С самого начала у молодого царя появились постоянные помощники и советчики из числа его августейших родственников. В первую очередь это были великий князь Михаил Николаевич, младший брат Александра II, председательствующий в Государственном совете; генерал-адмирал дядя Алексей; муж его сестры, претендовавший на генерал-адмиральский пост, великий князь Александр Михайлович (Сандро); другой брат отца – московский генерал-губернатор дядя Сергей, влияние которого было тем более сильным, что он являлся супругом Елизаветы Федоровны (Эллы) – сестры Алисы. Этот ряд следует дополнить и старшим из братьев покойного императора великим князем Владимиром Александровичем с супругой тетей Михен и их детьми – многочисленными «владимировичми»; и великим князем Константином Константиновичам с женой Елизаветой Маврикиевной; и с самым «военным человеком» во всей императорской фамилии – великим князем Николаем Николаевичем (Николашей). За каждым из этих имен стояли определенные силы и круги, и вокруг нового императора постоянно плелась паутина интриг и велась непрерывная борьба за влияние. Единственным человеком вне царской фамилии, пользовавшимся огромным авторитетом и полным доверием у Николая, являлся обер-прокурор Синода К. П. Победоносцев, которому в отличие от других дозволялось бывать у государя, когда он сам находил это нужным.

Массированное давление со всех сторон и недостаточное собственная компетентность вызывали у Николая целый комплекс негативных ощущений: робость, неуверенность, чувство подавленности и т. д. «Не знаю, кто сказал о Цезаре, - заметил французский посол в России Морис Палеолог, - что у него «все пороки и ни одного недостатка». У Николая II нет ни одного порока, но у него наихудший для самодержавного монарха недостаток: отсутствие личности. Он всегда подчиняется. Его волю обходят, обманывают или подавляют; она никогда не импонирует прямым и самостоятельным актом. В этом отношении у него много черт сходства с Людовиком XV, у которого создание своей природной слабости поддерживало постоянный страх быть порабощенным. Отсюда у того и другого в равной степени наклонность к скрытностям.

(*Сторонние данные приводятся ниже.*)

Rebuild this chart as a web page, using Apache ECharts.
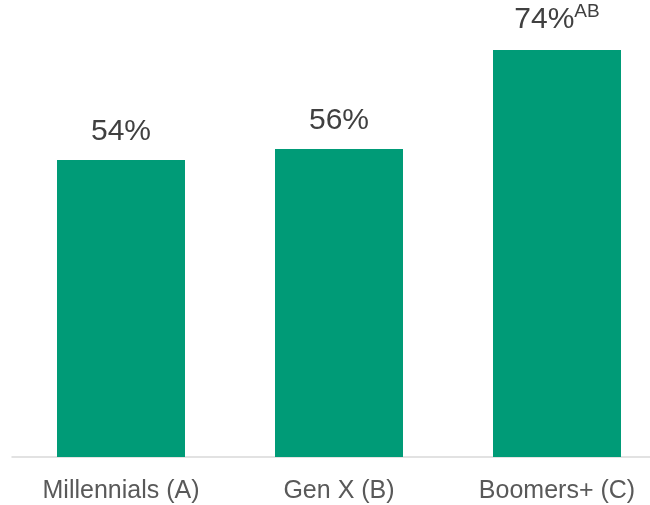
<!DOCTYPE html>
<html>
<head>
<meta charset="utf-8">
<script src="https://cdn.jsdelivr.net/npm/echarts@6/dist/echarts.min.js"></script>
<style>
  html, body { margin: 0; padding: 0; background: #fff; }
  #chart { width: 650px; height: 505px; }
</style>
</head>
<body>
<div id="chart"></div>
<script>
// Share by generation, with significance letters shown as superscripts
const categories = ['Millennials (A)', 'Gen X (B)', 'Boomers+ (C)'];
const values = [54, 56, 74];
const sigLetters = ['', '', 'AB'];

const chart = echarts.init(document.getElementById('chart'), null, { renderer: 'canvas' });

chart.setOption({
  animation: false,
  grid: { left: 12, width: 654, top: 17, bottom: 48, outerBoundsMode: 'none', containLabel: false },
  xAxis: {
    type: 'category',
    data: categories,
    axisLine: { show: true, lineStyle: { color: '#d9d9d9', width: 1.5 } },
    axisTick: { show: false },
    axisLabel: {
      color: '#595959',
      fontFamily: 'Liberation Sans, Arial, sans-serif',
      fontSize: 25,
      margin: 22
    }
  },
  yAxis: {
    type: 'value',
    min: 0,
    max: 80,
    show: false,
    splitLine: { show: false }
  },
  series: [{
    type: 'bar',
    data: values,
    barWidth: 128,
    itemStyle: { color: '#009b77' },
    label: {
      show: true,
      position: 'top',
      distance: 13,
      formatter: p => sigLetters[p.dataIndex]
        ? '{v|' + p.value + '%}{s|' + sigLetters[p.dataIndex] + '}'
        : '{v|' + p.value + '%}',
      rich: {
        v: {
          color: '#404040',
          fontFamily: 'Liberation Sans, Arial, sans-serif',
          fontSize: 30
        },
        s: {
          color: '#404040',
          fontFamily: 'Liberation Sans, Arial, sans-serif',
          fontSize: 19,
          padding: [0, 0, 16, 0]
        }
      }
    }
  }]
});
</script>
</body>
</html>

Часто Николая II упрекают в жестокосердии и бездушии по отношению к окружавшим его людям. И это тоже оказывается справедливым. Он действительно многого просто не чувствовал, и при очень хорошем воспитании ему недоставало ни знания людей, ни интуиции, а порой чисто человеческого такта. Как уже отмечалось, наихудшим образом проявил он себя в день трагедии на Ходынском поле. Николай оказался также не в состоянии уловить веяния времени или понять свой народ, представляя его себе в далеком от реальности образе. Довольно часто ошибался он и в людях, от которых зависело не только судьба империи, но и его собственные жизнь и благополучие. Почти хрестоматийным примером в этом ряду стало то, что император не появился на похоронах первого лица в своем правительстве – министра внутренних дел и председателя Совета министров П. А. Столыпина. Между тем тот, уже будучи смертельно раненым в помещении Киевского оперного театра в присутствии Николая, свой буквально последний взгляд и жест обратил в сторону монарха, перекрестив его.